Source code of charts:
## Start
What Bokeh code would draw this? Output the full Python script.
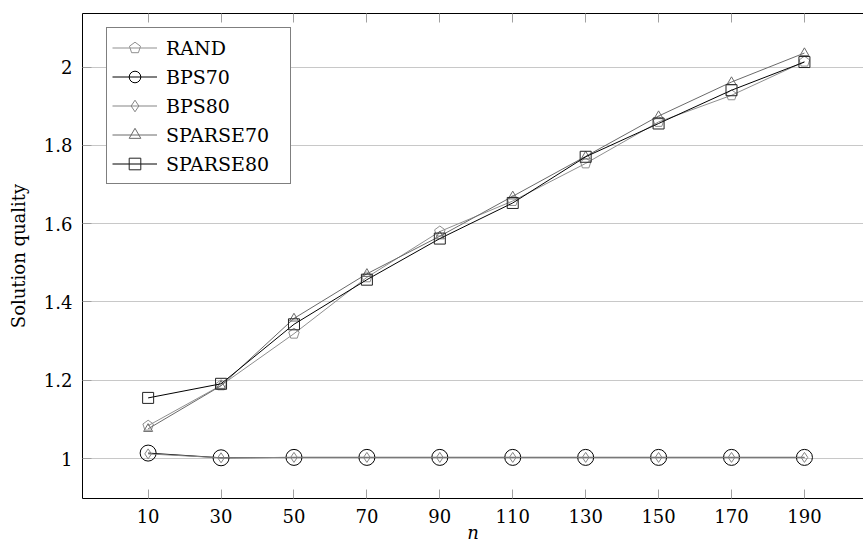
from bokeh.plotting import figure
from bokeh.models import (FixedTicker, LinearAxis, Range1d, Legend, LegendItem,
                          NumeralTickFormatter)
from bokeh.embed import file_html
from bokeh.resources import INLINE

# ---- data ----
n_vals = [10, 30, 50, 70, 90, 110, 130, 150, 170, 190]
rand = [1.084, 1.187, 1.319, 1.463, 1.580, 1.658, 1.754, 1.860, 1.928, 2.014]
bps70 = [1.014, 1.002, 1.003, 1.003, 1.003, 1.003, 1.003, 1.003, 1.003, 1.003]
bps80 = [1.012, 1.002, 1.003, 1.003, 1.003, 1.003, 1.003, 1.003, 1.003, 1.003]
sparse70 = [1.076, 1.186, 1.358, 1.472, 1.568, 1.670, 1.772, 1.875, 1.962, 2.036]
sparse80 = [1.155, 1.191, 1.343, 1.457, 1.562, 1.653, 1.771, 1.856, 1.941, 2.013]
y_ticks = [1.0, 1.2, 1.4, 1.6, 1.8, 2.0]
series_names = ["RAND", "BPS70", "BPS80", "SPARSE70", "SPARSE80"]
x_title = "n"
y_title = "Solution quality"

FONT = "DejaVu Serif"
FS = "18px"

p = figure(width=863, height=545, output_backend="svg", toolbar_location=None,
           x_range=Range1d(-8, 206.2), y_range=Range1d(0.898, 2.137),
           min_border_left=82, min_border_right=0, min_border_top=13,
           min_border_bottom=47, x_axis_label=x_title, y_axis_label=y_title)
p.outline_line_color = None
p.background_fill_color = "white"
p.border_fill_color = "white"

p.xgrid.visible = False
p.ygrid.ticker = FixedTicker(ticks=y_ticks)
p.ygrid.grid_line_color = "#c8c8c8"
p.ygrid.grid_line_width = 1

for ax in (p.xaxis[0], p.yaxis[0]):
    ax.axis_line_color = "black"
    ax.axis_line_width = 1
    ax.major_tick_in = 9
    ax.major_tick_out = 0
    ax.major_tick_line_color = "#a0a0a0"
    ax.minor_tick_line_color = None
    ax.major_label_text_font = FONT
    ax.major_label_text_font_size = FS
    ax.major_label_text_color = "black"
    ax.axis_label_text_font = FONT
    ax.axis_label_text_font_size = FS
    ax.axis_label_text_color = "black"

p.xaxis.ticker = FixedTicker(ticks=n_vals)
p.xaxis.major_label_standoff = 10
p.xaxis.axis_label_standoff = -4
p.xaxis.axis_label_text_line_height = 0.5
p.xaxis.axis_label_text_font_style = "italic"
p.yaxis.ticker = FixedTicker(ticks=y_ticks)
p.yaxis.formatter = NumeralTickFormatter(format="0.[0]")
p.yaxis.major_label_standoff = 10
p.yaxis.axis_label_standoff = 12
p.yaxis.axis_label_text_font_style = "normal"

top = LinearAxis(ticker=FixedTicker(ticks=n_vals), major_tick_in=9, major_tick_out=0,
                 major_tick_line_color="#a0a0a0", minor_tick_line_color=None,
                 major_label_text_font_size="1px", major_label_text_alpha=0,
                 major_label_standoff=0, axis_line_color="black")
p.add_layout(top, "above")

LW = 1.0
r_rand_l = p.line(n_vals, rand, line_color="#8f8f8f", line_width=LW)
r_rand_m = p.ngon(x=n_vals, y=rand, radius=5.5, radius_units="screen", n=5,
                  angle=0, fill_color=None, line_color="#8f8f8f", line_width=LW)
r_b70_l = p.line(n_vals, bps70, line_color="black", line_width=LW)
r_b70_m = p.scatter(n_vals, bps70, marker="circle", size=16, fill_color=None,
                    line_color="black", line_width=LW)
r_b80_l = p.line(n_vals, bps80, line_color="#858585", line_width=LW)
r_b80_m = p.scatter(n_vals, bps80, marker="diamond", size=10, fill_color=None,
                    line_color="#858585", line_width=LW)
r_s70_l = p.line(n_vals, sparse70, line_color="#6a6a6a", line_width=LW)
r_s70_m = p.scatter(n_vals, sparse70, marker="triangle", size=9, fill_color=None,
                    line_color="#6a6a6a", line_width=LW)
r_s80_l = p.line(n_vals, sparse80, line_color="black", line_width=LW)
r_s80_m = p.scatter(n_vals, sparse80, marker="square", size=11, fill_color=None,
                    line_color="#222222", line_width=LW)

items = [
    LegendItem(label=series_names[0], renderers=[r_rand_l, r_rand_m]),
    LegendItem(label=series_names[1], renderers=[r_b70_l, r_b70_m]),
    LegendItem(label=series_names[2], renderers=[r_b80_l, r_b80_m]),
    LegendItem(label=series_names[3], renderers=[r_s70_l, r_s70_m]),
    LegendItem(label=series_names[4], renderers=[r_s80_l, r_s80_m]),
]
legend = Legend(items=items, location=(24, 314), margin=0, padding=5, spacing=0,
                glyph_width=45, glyph_height=29, label_standoff=9, label_width=119,
                label_text_font=FONT, label_text_font_size="19px", label_text_color="black",
                border_line_color="black", border_line_width=1,
                background_fill_color="white", background_fill_alpha=1)
p.add_layout(legend)

open("out.html", "w").write(file_html(p, INLINE))
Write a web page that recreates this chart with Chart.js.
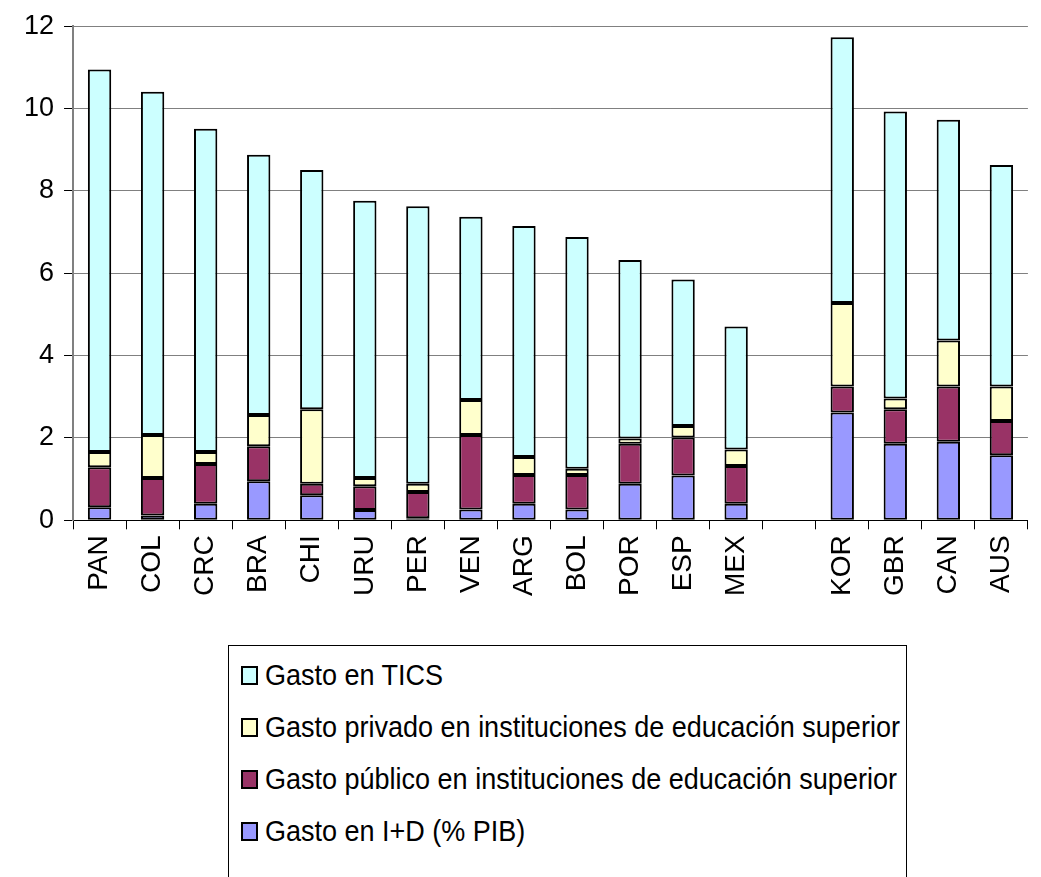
<!DOCTYPE html>
<html>
<head>
<meta charset="utf-8">
<script src="https://cdn.jsdelivr.net/npm/chart.js@4.4.1/dist/chart.umd.min.js"></script>
<style>
    html, body { margin: 0; padding: 0; background: #ffffff; }
    body { width: 1041px; height: 877px; position: relative; overflow: hidden; font-family: "Liberation Sans", Arial, sans-serif; }
    #chartWrap { position: absolute; left: 0; top: 0; width: 1041px; height: 625px; }
    #legendBox {
        position: absolute; left: 228px; top: 645px; width: 679px; height: 240px;
        border: 1px solid #000000; box-sizing: border-box; background: #ffffff;
    }
    .legend-item { position: absolute; left: 12px; height: 30px; display: flex; align-items: center; white-space: nowrap; }
    .legend-swatch { width: 13px; height: 15px; border: 2px solid #000000; margin-right: 7px; flex: none; }
    .legend-text { font-size: 30px; color: #000000; transform: scaleX(0.9); transform-origin: left center; display: inline-block; }
</style>
</head>
<body>
<div id="chartWrap"><canvas id="gastoChart" width="1041" height="625"></canvas></div>
<div id="legendBox"></div>
<script>
const countries = ["PAN", "COL", "CRC", "BRA", "CHI", "URU", "PER", "VEN", "ARG", "BOL", "POR", "ESP", "MEX", "", "KOR", "GBR", "CAN", "AUS"];

const gastoID = [0.32, 0.12, 0.40, 0.95, 0.61, 0.25, 0.05, 0.26, 0.40, 0.26, 0.89, 1.09, 0.40, null, 2.62, 1.86, 1.91, 1.58];
const gastoPublico = [0.97, 0.91, 0.97, 0.85, 0.28, 0.58, 0.64, 1.81, 0.70, 0.84, 0.97, 0.92, 0.92, null, 0.63, 0.84, 1.34, 0.83];
const gastoPrivado = [0.37, 1.04, 0.29, 0.76, 1.81, 0.20, 0.20, 0.85, 0.44, 0.15, 0.13, 0.28, 0.40, null, 2.03, 0.26, 1.12, 0.84];
const gastoTICS = [9.29, 8.34, 7.85, 6.32, 5.81, 6.73, 6.74, 4.45, 5.61, 5.63, 4.33, 3.56, 2.99, null, 6.45, 6.97, 5.36, 5.38];

const yTicks = [0, 2, 4, 6, 8, 10, 12];

const seriesLabels = [
    "Gasto en I+D (% PIB)",
    "Gasto público en instituciones de educación superior",
    "Gasto privado en instituciones de educación superior",
    "Gasto en TICS"
];
const seriesColors = ["#9999ff", "#993366", "#ffffcc", "#ccffff"];

function makeDataset(label, values, color) {
    return {
        label: label,
        data: values,
        backgroundColor: color,
        borderColor: "#000000",
        borderWidth: 2,
        borderSkipped: false,
        barPercentage: 0.44,
        categoryPercentage: 1.0
    };
}

function buildLegend(datasets) {
    const box = document.getElementById("legendBox");
    box.innerHTML = "";
    const ordered = datasets.slice().reverse();
    ordered.forEach((ds, i) => {
        const item = document.createElement("div");
        item.className = "legend-item";
        item.style.top = (14 + i * 52) + "px";
        item.innerHTML = `
            <span class="legend-swatch" style="background:${ds.backgroundColor}"></span>
            <span class="legend-text">${ds.label}</span>
        `;
        box.appendChild(item);
    });
}

document.addEventListener("DOMContentLoaded", () => {
    const datasets = [
        makeDataset(seriesLabels[0], gastoID, seriesColors[0]),
        makeDataset(seriesLabels[1], gastoPublico, seriesColors[1]),
        makeDataset(seriesLabels[2], gastoPrivado, seriesColors[2]),
        makeDataset(seriesLabels[3], gastoTICS, seriesColors[3])
    ];

    new Chart(document.getElementById("gastoChart"), {
        type: "bar",
        data: {
            labels: countries,
            datasets: datasets
        },
        options: {
            responsive: false,
            animation: false,
            layout: {
                padding: { top: 13, left: 14, right: 0, bottom: 23 }
            },
            plugins: {
                legend: { display: false },
                tooltip: { enabled: false }
            },
            scales: {
                x: {
                    stacked: true,
                    offset: true,
                    grid: {
                        offset: true,
                        drawOnChartArea: false,
                        color: "#000000",
                        tickLength: 9,
                        tickColor: "#000000"
                    },
                    border: { color: "#000000", width: 1 },
                    ticks: {
                        autoSkip: false,
                        maxRotation: 90,
                        minRotation: 90,
                        padding: 6,
                        color: "#000000",
                        font: { family: "'Liberation Sans', Arial, sans-serif", size: 28 }
                    }
                },
                y: {
                    stacked: true,
                    min: 0,
                    max: 12,
                    afterBuildTicks: axis => {
                        axis.ticks = yTicks.map(v => ({ value: v }));
                    },
                    grid: {
                        color: "#808080",
                        tickLength: 9,
                        tickColor: "#000000"
                    },
                    border: { color: "#808080", width: 2 },
                    ticks: {
                        padding: 10,
                        color: "#000000",
                        font: { family: "'Liberation Sans', Arial, sans-serif", size: 27 }
                    }
                }
            }
        }
    });

    buildLegend(datasets);
});
</script>
</body>
</html>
## End
### THE REQUEST
Give the lines again word for word, from the start of the records to the line holding "from bokeh.resources import INLINE", both included, and leave out any picture.

### RESULT FOR THIS EXERCISE
What Bokeh code would draw this? Output the full Python script.
from bokeh.plotting import figure
from bokeh.models import (FixedTicker, LinearAxis, Range1d, Legend, LegendItem,
                          NumeralTickFormatter)
from bokeh.embed import file_html
from bokeh.resources import INLINE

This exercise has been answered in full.